--- START ---

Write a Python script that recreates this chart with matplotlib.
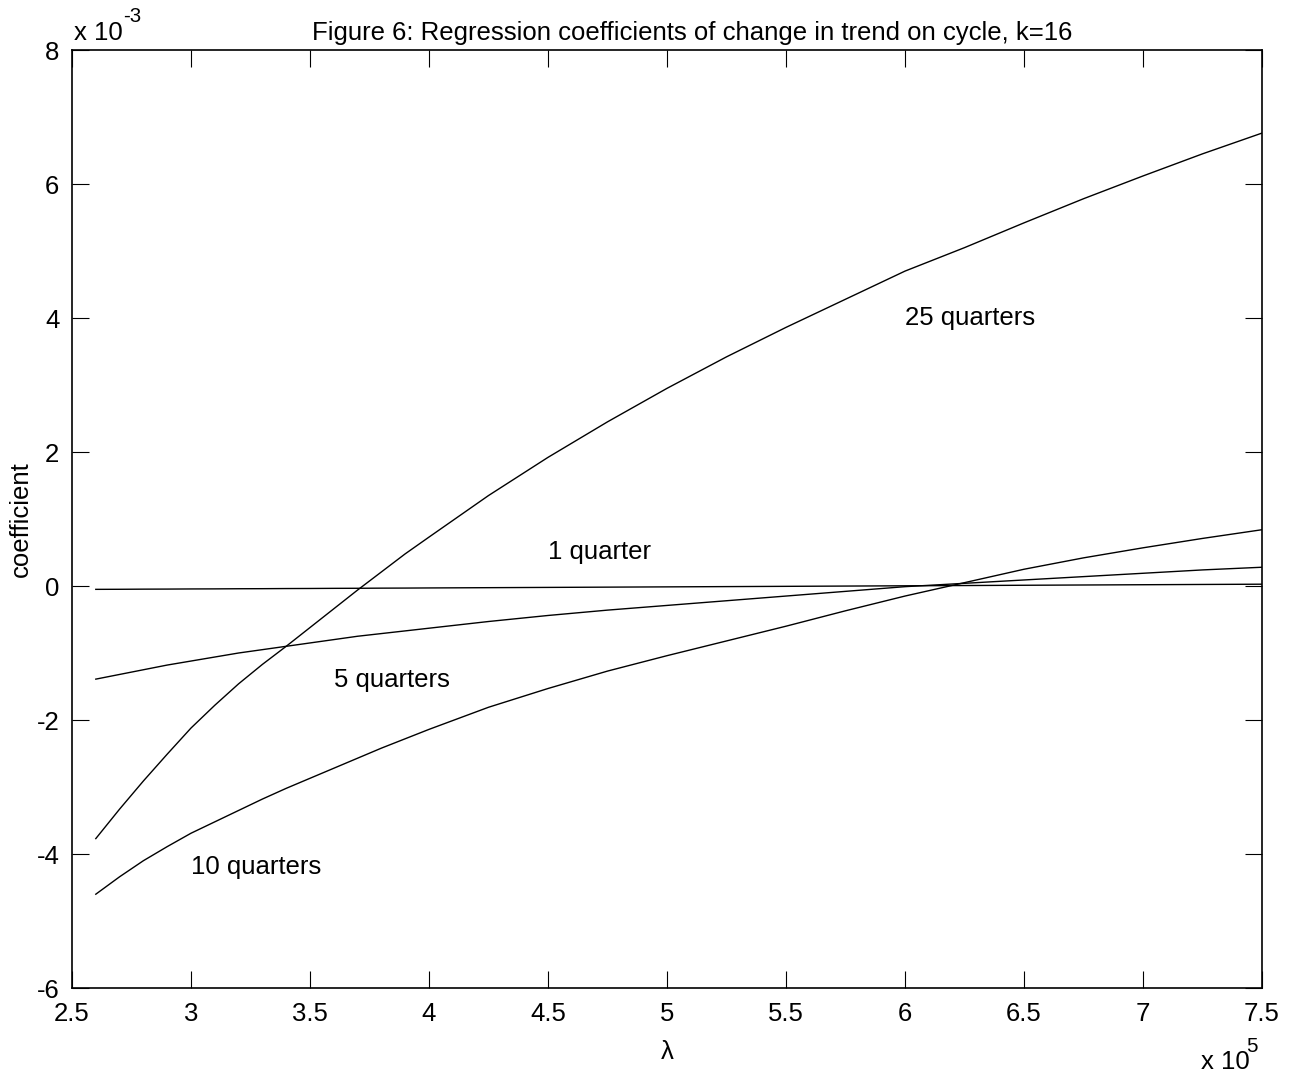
import numpy as np
import matplotlib
matplotlib.use("Agg")
import matplotlib.pyplot as plt

plt.rcParams["font.family"] = ["Liberation Sans", "DejaVu Sans"]

# lambda in units of 1e5, coefficients in units of 1e-3
lam = [2.6, 2.7, 2.8, 2.9, 3.0, 3.1, 3.2, 3.3, 3.4, 3.5, 3.6, 3.7, 3.8, 3.9,
       4.0, 4.25, 4.5, 4.75, 5.0, 5.25, 5.5, 5.75, 6.0, 6.25, 6.5, 6.75, 7.0,
       7.25, 7.5]

q1 = [-0.050, -0.049, -0.047, -0.046, -0.044, -0.043, -0.041, -0.040, -0.038,
      -0.037, -0.035, -0.034, -0.032, -0.031, -0.029, -0.025, -0.021, -0.017,
      -0.013, -0.009, -0.005, -0.001, 0.003, 0.007, 0.011, 0.015, 0.019,
      0.023, 0.027]
q5 = [-1.39, -1.32, -1.25, -1.18, -1.12, -1.06, -1.00, -0.95, -0.90, -0.85,
      -0.80, -0.75, -0.71, -0.67, -0.63, -0.53, -0.44, -0.36, -0.29, -0.22,
      -0.15, -0.08, -0.01, 0.04, 0.09, 0.14, 0.19, 0.24, 0.28]
q10 = [-4.60, -4.34, -4.10, -3.89, -3.69, -3.52, -3.35, -3.18, -3.02, -2.87,
       -2.72, -2.57, -2.42, -2.28, -2.14, -1.81, -1.53, -1.27, -1.04, -0.82,
       -0.60, -0.37, -0.15, 0.05, 0.25, 0.42, 0.57, 0.71, 0.84]
q25 = [-3.77, -3.33, -2.91, -2.51, -2.12, -1.78, -1.46, -1.17, -0.90, -0.62,
       -0.34, -0.06, 0.21, 0.48, 0.73, 1.35, 1.92, 2.45, 2.95, 3.42, 3.86,
       4.28, 4.70, 5.05, 5.42, 5.78, 6.12, 6.45, 6.76]

labels = ["1 quarter", "5 quarters", "10 quarters", "25 quarters"]
label_pos = [(4.5, 0.5), (3.6, -1.4), (3.0, -4.2), (6.0, 4.0)]

xticks = [2.5, 3, 3.5, 4, 4.5, 5, 5.5, 6, 6.5, 7, 7.5]
yticks = [-6, -4, -2, 0, 2, 4, 6, 8]

fs = 18.5

fig = plt.figure(figsize=(12.96, 10.79), dpi=100)
ax = fig.add_axes([72 / 1296, 1 - 988 / 1079, (1262 - 72) / 1296, (988 - 50) / 1079])

for ys in (q1, q5, q10, q25):
    ax.plot(lam, ys, color="black", linewidth=1.0)

for txt, (tx, ty) in zip(labels, label_pos):
    ax.text(tx, ty, txt, fontsize=fs, ha="left", va="center")

ax.set_xlim(2.5, 7.5)
ax.set_ylim(-6, 8)
ax.set_xticks(xticks)
ax.set_xticklabels([f"{t:g}" for t in xticks])
ax.set_yticks(yticks)
ax.set_yticklabels([f"{t:g}" for t in yticks])
ax.tick_params(direction="in", length=12, width=0.8, top=True, right=True,
               labelsize=fs)
ax.tick_params(axis="x", pad=10)
ax.tick_params(axis="y", pad=9)
for s in ax.spines.values():
    s.set_linewidth(1.2)

ax.set_xlabel("λ", fontsize=fs, labelpad=10)
fig.text(21 / 1296, 1 - 519 / 1079, "coefficient", fontsize=fs,
         rotation=90, ha="center", va="center")

fig.text(692 / 1296, 1 - 33 / 1079,
         "Figure 6: Regression coefficients of change in trend on cycle, k=16",
         fontsize=fs, ha="center", va="center")
# MATLAB-style exponent labels
fig.text(74 / 1296, 1 - 33 / 1079, "x 10", fontsize=fs, ha="left", va="center")
fig.text(123 / 1296, 1 - 17 / 1079, "-3", fontsize=fs * 0.8, ha="left", va="center")
fig.text(1201 / 1296, 1 - 1062 / 1079, "x 10", fontsize=fs, ha="left", va="center")
fig.text(1246 / 1296, 1 - 1046 / 1079, "5", fontsize=fs * 0.8, ha="left", va="center")

fig.savefig("out.png", dpi=100, facecolor="white")
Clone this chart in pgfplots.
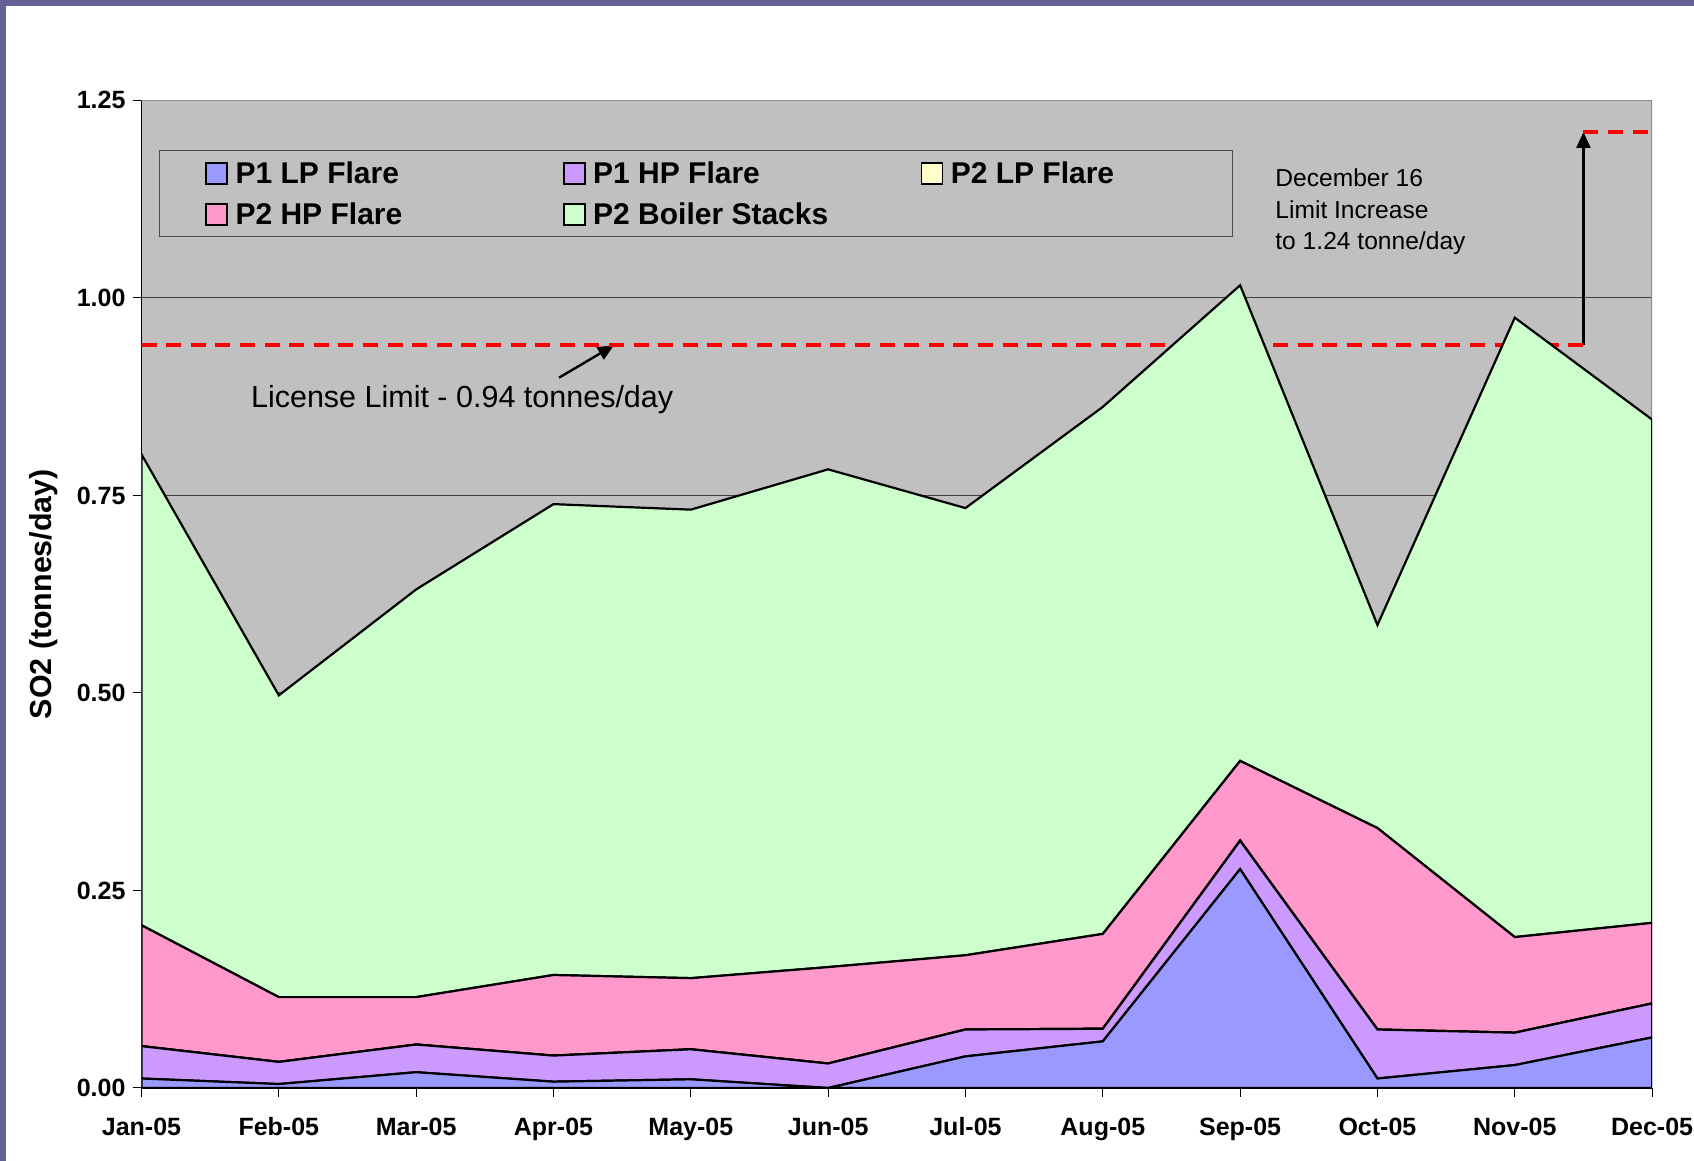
\documentclass[border=0pt]{standalone}
\usepackage{fontspec}
\setmainfont{Liberation Sans}
\usepackage{pgfplots}
\pgfplotsset{compat=1.18}
\usetikzlibrary{arrows.meta}
\definecolor{frameblue}{RGB}{98,98,150}
\definecolor{plotgray}{RGB}{192,192,192}
\definecolor{c1}{RGB}{153,153,255}
\definecolor{c2}{RGB}{204,153,255}
\definecolor{c3}{RGB}{255,255,204}
\definecolor{c4}{RGB}{255,153,204}
\definecolor{c5}{RGB}{204,255,204}
\newcommand{\ann}{\fontsize{15.25}{18}\selectfont}
\begin{document}
\begin{tikzpicture}
\path[use as bounding box] (0,0) rectangle (847pt,580.5pt);
\fill[white] (0,0) rectangle (847pt,580.5pt);
\fill[frameblue] (0,577.5pt) rectangle (847pt,580.5pt);
\fill[frameblue] (0,0) rectangle (3pt,580.5pt);
\begin{axis}[
  at={(70.75pt,36.5pt)}, anchor=south west,
  scale only axis, width=755.3pt, height=493.8pt,
  xmin=0, xmax=11, ymin=0, ymax=1.25,
  axis background/.style={fill=plotgray},
  axis x line*=bottom, axis y line*=left,
  axis line style={black, line width=0.8pt},
  xtick={0,...,11},
  xticklabels={Jan-05,Feb-05,Mar-05,Apr-05,May-05,Jun-05,Jul-05,Aug-05,Sep-05,Oct-05,Nov-05,Dec-05},
  ytick={0,0.25,0.5,0.75,1,1.25},
  yticklabel style={/pgf/number format/.cd, fixed, fixed zerofill, precision=2, assume math mode=true},
  tick align=outside, major tick length=4.5pt,
  tick style={black, line width=0.5pt},
  ticklabel style={font=\bfseries\fontsize{12.5}{14}\selectfont},
  xticklabel style={text height=9pt, text depth=2.6pt, yshift=-6.5pt},
  ymajorgrids, grid style={black!75, line width=0.5pt},
  ylabel={SO2 (tonnes/day)},
  every axis y label/.style={at={(axis description cs:-0.0649,0.5)}, rotate=90, anchor=center, font=\bfseries\fontsize{15.2}{17}\selectfont},
  stack plots=y,
  legend columns=3,
  legend image code/.code={\draw[#1, draw=black, line width=0.8pt] (0pt,-5.25pt) rectangle (10.5pt,5.25pt);},
  legend style={at={(rel axis cs:0.01145,0.9496)}, anchor=north west, fill=plotgray, draw=black!70, line width=0.6pt,
    font=\bfseries\fontsize{15}{17}\selectfont, inner xsep=23pt, inner ysep=1pt, /tikz/column sep=0pt, row sep=0pt,
    nodes={inner xsep=3.8pt, inner ysep=3.25pt, text height=12.3pt, text depth=1.7pt}},
  legend cell align=left,
]
\addplot[fill=c1, draw=black, line width=1.1pt] coordinates {(0,0.012)(1,0.005)(2,0.020)(3,0.008)(4,0.011)(5,0.0)(6,0.040)(7,0.059)(8,0.277)(9,0.012)(10,0.029)(11,0.064)} \closedcycle;
\addlegendentry{\makebox[159.9pt][l]{P1 LP Flare}}
\addplot[fill=c2, draw=black, line width=1.1pt] coordinates {(0,0.041)(1,0.028)(2,0.035)(3,0.033)(4,0.038)(5,0.031)(6,0.034)(7,0.016)(8,0.036)(9,0.062)(10,0.041)(11,0.043)} \closedcycle;
\addlegendentry{\makebox[159.9pt][l]{P1 HP Flare}}
\addplot[fill=c3, draw=black, line width=1.1pt] coordinates {(0,0)(1,0)(2,0)(3,0)(4,0)(5,0)(6,0)(7,0)(8,0)(9,0)(10,0)(11,0)} \closedcycle;
\addlegendentry{\makebox[113.9pt][l]{P2 LP Flare}}
\addplot[fill=c4, draw=black, line width=1.1pt] coordinates {(0,0.153)(1,0.082)(2,0.060)(3,0.102)(4,0.090)(5,0.122)(6,0.094)(7,0.120)(8,0.101)(9,0.255)(10,0.121)(11,0.102)} \closedcycle;
\addlegendentry{\makebox[159.9pt][l]{P2 HP Flare}}
\addplot[fill=c5, draw=black, line width=1.1pt] coordinates {(0,0.596)(1,0.382)(2,0.516)(3,0.596)(4,0.593)(5,0.630)(6,0.566)(7,0.667)(8,0.602)(9,0.257)(10,0.784)(11,0.637)} \closedcycle;
\addlegendentry{\makebox[159.9pt][l]{P2 Boiler Stacks}}
% frame top/right
\draw[black!45, line width=1pt] (rel axis cs:0,1) -- (rel axis cs:1,1) -- (rel axis cs:1,0);
% license limit
\draw[red, line width=2pt, dash pattern=on 7.5pt off 4.8pt] (axis cs:0,0.94) -- (axis cs:10.5,0.94);
\draw[red, line width=2pt, dash pattern=on 7.5pt off 4.8pt] (axis cs:10.5,1.21) -- (axis cs:11,1.21);
\draw[black, line width=1.2pt, -{Triangle[length=8pt,width=7pt]}] (axis cs:10.5,0.94) -- (axis cs:10.5,1.21);
\draw[black, line width=1.2pt, -{Triangle[length=8pt,width=7pt]}] (axis cs:3.04,0.899) -- (axis cs:3.44,0.94);
\draw[black, line width=1.2pt, -{Triangle[length=8pt,width=7pt]}] (axis cs:6.90,0.351) -- (axis cs:7.90,0.272);
\draw[black, line width=1.2pt, -{Triangle[length=8pt,width=7pt]}] (axis cs:3.863,0.206) -- (axis cs:4.989,0.0123);
% annotations
\node[anchor=base west, inner sep=0pt, font=\ann] at (axis cs:0.795,0.861) {License Limit - 0.94 tonnes/day};
\node[anchor=base west, inner sep=0pt, font=\fontsize{12.3}{14}\selectfont] at (axis cs:8.254,1.141) {December 16};
\node[anchor=base west, inner sep=0pt, font=\fontsize{12.3}{14}\selectfont] at (axis cs:8.254,1.101) {Limit Increase};
\node[anchor=base west, inner sep=0pt, font=\fontsize{12.3}{14}\selectfont] at (axis cs:8.254,1.061) {to 1.24 tonne/day};
\node[anchor=base west, inner sep=0pt, font=\ann] at (axis cs:8.262,0.5246) {Fall Turnaround};
\node[anchor=base west, inner sep=0pt, font=\ann] at (axis cs:0.252,0.4508) {Production Cutback};
\node[anchor=base west, inner sep=0pt, font=\ann] at (axis cs:3.918,0.4303) {Measured 3.4\% H\textsubscript{2}S in P1};
\node[anchor=base west, inner sep=0pt, font=\ann] at (axis cs:3.918,0.3784) {LP Flare w/ high purge volume};
\node[anchor=base west, inner sep=0pt, font=\ann] at (axis cs:1.385,0.3115) {Regulator Problems in};
\node[anchor=base west, inner sep=0pt, font=\ann] at (axis cs:1.385,0.2650) {P1 LP Flare Blanket Gas};
\node[anchor=base west, inner sep=0pt, font=\ann] at (axis cs:1.385,0.2172) {System Began};
\end{axis}
\end{tikzpicture}
\end{document}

--- END ---

— TASK DIRECTIONS —
Pictures excluded, repeat the records exactly from their opening line through the line containing "4.28, 4.70, 5.05, 5.42, 5.78, 6.12, 6.45, 6.76]".

— SOLUTION TO THIS EXERCISE —
Write a Python script that recreates this chart with matplotlib.
import numpy as np
import matplotlib
matplotlib.use("Agg")
import matplotlib.pyplot as plt

plt.rcParams["font.family"] = ["Liberation Sans", "DejaVu Sans"]

# lambda in units of 1e5, coefficients in units of 1e-3
lam = [2.6, 2.7, 2.8, 2.9, 3.0, 3.1, 3.2, 3.3, 3.4, 3.5, 3.6, 3.7, 3.8, 3.9,
       4.0, 4.25, 4.5, 4.75, 5.0, 5.25, 5.5, 5.75, 6.0, 6.25, 6.5, 6.75, 7.0,
       7.25, 7.5]

q1 = [-0.050, -0.049, -0.047, -0.046, -0.044, -0.043, -0.041, -0.040, -0.038,
      -0.037, -0.035, -0.034, -0.032, -0.031, -0.029, -0.025, -0.021, -0.017,
      -0.013, -0.009, -0.005, -0.001, 0.003, 0.007, 0.011, 0.015, 0.019,
      0.023, 0.027]
q5 = [-1.39, -1.32, -1.25, -1.18, -1.12, -1.06, -1.00, -0.95, -0.90, -0.85,
      -0.80, -0.75, -0.71, -0.67, -0.63, -0.53, -0.44, -0.36, -0.29, -0.22,
      -0.15, -0.08, -0.01, 0.04, 0.09, 0.14, 0.19, 0.24, 0.28]
q10 = [-4.60, -4.34, -4.10, -3.89, -3.69, -3.52, -3.35, -3.18, -3.02, -2.87,
       -2.72, -2.57, -2.42, -2.28, -2.14, -1.81, -1.53, -1.27, -1.04, -0.82,
       -0.60, -0.37, -0.15, 0.05, 0.25, 0.42, 0.57, 0.71, 0.84]
q25 = [-3.77, -3.33, -2.91, -2.51, -2.12, -1.78, -1.46, -1.17, -0.90, -0.62,
       -0.34, -0.06, 0.21, 0.48, 0.73, 1.35, 1.92, 2.45, 2.95, 3.42, 3.86,
       4.28, 4.70, 5.05, 5.42, 5.78, 6.12, 6.45, 6.76]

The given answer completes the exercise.